A imposição da vacinação obrigatória em 1904 foi o estopim para a agitação social que tomou conta da cidade e ficou conhecida como a Revolta da Vacina. O Centro, local de moradia dessa população pobre, concentrou os eventos de rua, especialmente o Largo de São Francisco, as praças Tiradentes e da República, e também a Saúde. Curiosamente, além da população já antagonizada pelas razões acima, outros grupos sociais e lideranças políticas se aliaram à contestação da vacinação obrigatória, manipulando os sentimentos populares. Os mais surpreendentes deles foram os positivistas, até então vistos como força a favor da modernização do país.
No dia 10 de novembro de 1904, um dia após a publicação da regulamentação da lei da vacinação obrigatória pelo jornal “A Notícia”, o povo saiu às ruas aos gritos de “Morra a polícia. Abaixo a vacina”. No dia seguinte, para evitar um comício, o Largo de São Francisco foi ocupado pela cavalaria, gerando uma série de tumultos pela cidade. No dia 12 de novembro, uma multidão foi à reunião convocada pela “Liga contra a vacina obrigatória”, presidida pelo senador Lauro Sodré, que um mês antes estivera envolvido numa tentativa de golpe contra o presidente Rodrigues Alves. No dia seguinte, o movimento ganhou uma maior dimensão, quando uma grande manifestação na Praça Tiradentes foi dispersada pela cavalaria. Teve início, então, o levantamento de barricadas em diversas ruas da cidade. Bondes foram incendiados, suas carcaças foram atravessadas nas ruas, os lampiões da iluminação pública foram quebrados, e surgiram as primeiras vítimas da reação da polícia.
Em 14 de novembro a insurreição se manteve forte, espalhando-se para Vila Isabel, Santa Teresa, São Cristóvão, Catete e Botafogo. Foram contabilizados 17 bondes virados e incendiados. Revoltou-se a Escola Militar na Praia Vermelha e seus cadetes seguiram em direção ao Catete para exigir a deposição do presidente, o que gerou um combate com mortos e feridos. No dia seguinte prosseguiram as barricadas, vindo o bairro da Saúde a ser inteiramente tomado pelos revoltosos. Embates se alastraram e na Rua Senhor dos Passos se deu o mais sério deles. Por fim, em 16 de novembro foi decretado o estado de sítio no Distrito Federal, com a prisão de mais de cem civis. O governo voltou atrás na obrigatoriedade da vacinação e, nove dias após o início dos tumultos, os jornais já anunciaram o retorno da ordem à cidade. Nesse dia, também, o Prefeito Pereira Passos resolveu dar início à construção do Theatro Municipal...

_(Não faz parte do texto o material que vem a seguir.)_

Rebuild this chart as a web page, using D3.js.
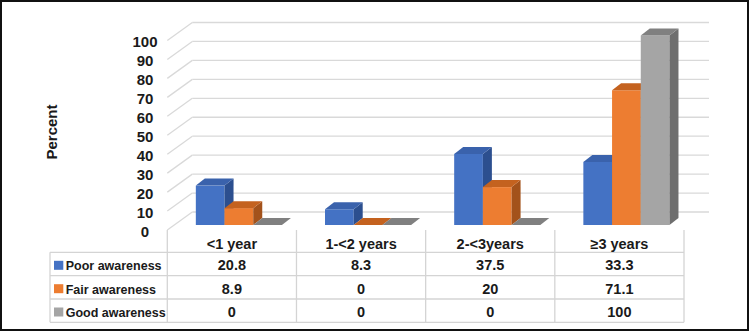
<!DOCTYPE html>
<head>
    <meta charset="utf-8">
    <script src="https://d3js.org/d3.v7.min.js"></script>
    <style>
        body { margin: 0; background: #fff; }
        text { font-family: "Liberation Sans", Arial, sans-serif; font-weight: bold; fill: #1a1a1a; }
    </style>
</head>
<body>
    <svg id="chart" width="750" height="333"></svg>
    <script>
        // data
        var categories = ["<1 year", "1-<2 years", "2-<3years", "\u22653 years"];
        var seriesNames = ["Poor awareness", "Fair awareness", "Good awareness"];
        var poor = [20.8, 8.3, 37.5, 33.3];
        var fair = [8.9, 0, 20, 71.1];
        var good = [0, 0, 0, 100];
        var yTicks = [0, 10, 20, 30, 40, 50, 60, 70, 80, 90, 100];

        var seriesValues = [poor, fair, good];
        // front, top, side colours for each series
        var colors = [
            { front: "#4472C4", top: "#3A62AC", side: "#2C4F8F" },
            { front: "#ED7D31", top: "#C4621F", side: "#A3521B" },
            { front: "#A5A5A5", top: "#808080", side: "#6E6E6E" }
        ];

        var svg = d3.select("#chart");

        // floor front plane scales
        var x0 = d3.scaleBand().domain(categories).range([167.3, 684]);
        var x1 = d3.scaleBand().domain(seriesNames).range([0, x0.bandwidth()]).paddingOuter(0.75);
        var y = d3.scaleLinear().domain([0, 100]).range([230, 40.5]);

        // depth offsets
        var wallDx = 25, wallDy = -18;   // floor front -> back wall
        var barDx = 7, barDy = -5;       // floor front -> bar front
        var depDx = 9, depDy = -7;       // bar front -> bar back

        // gridlines on back wall + left diagonals
        var grid = svg.append("g").attr("stroke", "#d9d9d9").attr("stroke-width", 1.3).attr("fill", "none");
        yTicks.forEach(function (t) {
            var yf = y(t);
            grid.append("line")
                .attr("x1", x0.range()[0] + wallDx).attr("x2", x0.range()[1] + wallDx)
                .attr("y1", yf + wallDy).attr("y2", yf + wallDy);
            grid.append("line")
                .attr("x1", x0.range()[0]).attr("y1", yf)
                .attr("x2", x0.range()[0] + wallDx).attr("y2", yf + wallDy);
        });

        // y tick labels
        svg.append("g").selectAll("text")
            .data(yTicks)
            .enter().append("text")
            .attr("x", 145)
            .attr("y", function (d) { return y(d) + 1; })
            .attr("text-anchor", "middle")
            .attr("dominant-baseline", "central")
            .style("font-size", "15px")
            .text(function (d) { return d; });

        svg.append("text")
            .attr("transform", "translate(57,132) rotate(-90)")
            .attr("text-anchor", "middle")
            .style("font-size", "15px")
            .text("Percent");

        // 3D bars
        var bars = svg.append("g");
        categories.forEach(function (c, ci) {
            seriesNames.forEach(function (s, si) {
                var v = seriesValues[si][ci];
                var col = colors[si];
                var xa = x0(c) + x1(s) + barDx, xb = xa + x1.bandwidth();
                var yb = y(0) + barDy, yt = y(v) + barDy;
                if (v > 0) {
                    bars.append("rect")
                        .attr("x", xa).attr("y", yt)
                        .attr("width", xb - xa).attr("height", yb - yt)
                        .attr("fill", col.front);
                    bars.append("polygon")
                        .attr("points", [[xb, yt], [xb + depDx, yt + depDy], [xb + depDx, yb + depDy], [xb, yb]].join(" "))
                        .attr("fill", col.side);
                }
                bars.append("polygon")
                    .attr("points", [[xa, yt], [xb, yt], [xb + depDx, yt + depDy], [xa + depDx, yt + depDy]].join(" "))
                    .attr("fill", col.top);
            });
        });

        // data table
        var rowTops = [252.3, 275.7, 299, 322.3];
        var tableLeft = 50;
        var table = svg.append("g").attr("stroke", "#d4d4d4").attr("stroke-width", 1.3);
        rowTops.forEach(function (ry) {
            table.append("line").attr("x1", tableLeft).attr("x2", x0.range()[1]).attr("y1", ry).attr("y2", ry);
        });
        table.append("line").attr("x1", tableLeft).attr("x2", tableLeft).attr("y1", rowTops[0]).attr("y2", rowTops[3]);
        categories.concat([null]).forEach(function (c, i) {
            var xx = i < categories.length ? x0(c) : x0.range()[1];
            table.append("line").attr("x1", xx).attr("x2", xx).attr("y1", y(0)).attr("y2", rowTops[3]);
        });

        // category header
        svg.append("g").selectAll("text")
            .data(categories)
            .enter().append("text")
            .attr("x", function (d) { return x0(d) + x0.bandwidth() / 2; })
            .attr("y", 248.5)
            .attr("text-anchor", "middle")
            .style("font-size", "14.5px")
            .text(function (d) { return d; });

        // rows
        seriesNames.forEach(function (s, si) {
            var base = rowTops[si] + 18;
            svg.append("rect")
                .attr("x", 54).attr("y", rowTops[si] + 8.5)
                .attr("width", 9.3).attr("height", 9)
                .attr("fill", colors[si].front);
            svg.append("text")
                .attr("x", 65.7).attr("y", base)
                .style("font-size", "12.5px")
                .text(s);
            svg.append("g").selectAll("text")
                .data(seriesValues[si])
                .enter().append("text")
                .attr("x", function (d, i) { return x0(categories[i]) + x0.bandwidth() / 2; })
                .attr("y", base)
                .attr("text-anchor", "middle")
                .style("font-size", "14.5px")
                .text(function (d) { return d; });
        });

        // outer frame
        svg.append("rect")
            .attr("x", 1).attr("y", 1).attr("width", 747).attr("height", 329)
            .attr("fill", "none").attr("stroke", "#111").attr("stroke-width", 2);
    </script>
</body>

Aquele projeto, de afirmação simbólica e de retomada de território do centro do Rio de Janeiro no início do século XX foi amplamente vitorioso, provocando a instalação ali de novas sedes bancárias, de escritórios e dos principais estabelecimentos da nova sociedade capitalista brasileira. Abandonou-se o modelo de cidade portuguesa, de ruas estreitas e sobrados cobertos por pesados telhados, adotando-se para a cidade uma feição que se queria mais afrancesada. A população pobre, essa mesma que se envolveu nos tumultos da vacina, foi expulsa da área, indo morar em favelas ou nos subúrbios.
Hoje a pandemia esvaziou o Centro, ferindo mortalmente a sua destinação exclusiva para comércio e escritórios. A administração da cidade que tomará posse em janeiro já anuncia medidas para atacar esse problema, que esperamos que tenham sucesso. Aquele é um território de muita história, onde lutas importantes para a constituição do país se desenrolaram. Que essas ruas nos lembrem que a paciência da população tem limites e uma hora ela pode explodir.
Bibliografia:
BENCHIMOL, Jaime Larry. Pereira Passos: Um Haussmann Tropical, Rio de Janeiro, Prefeitura da Cidade do Rio de Janeiro, 1992
Del BRENNA, Giovanna Rosso (org.). O Rio de Janeiro de Pereira Passos: uma cidade em questão. Rio de Janeiro, Index, 1985.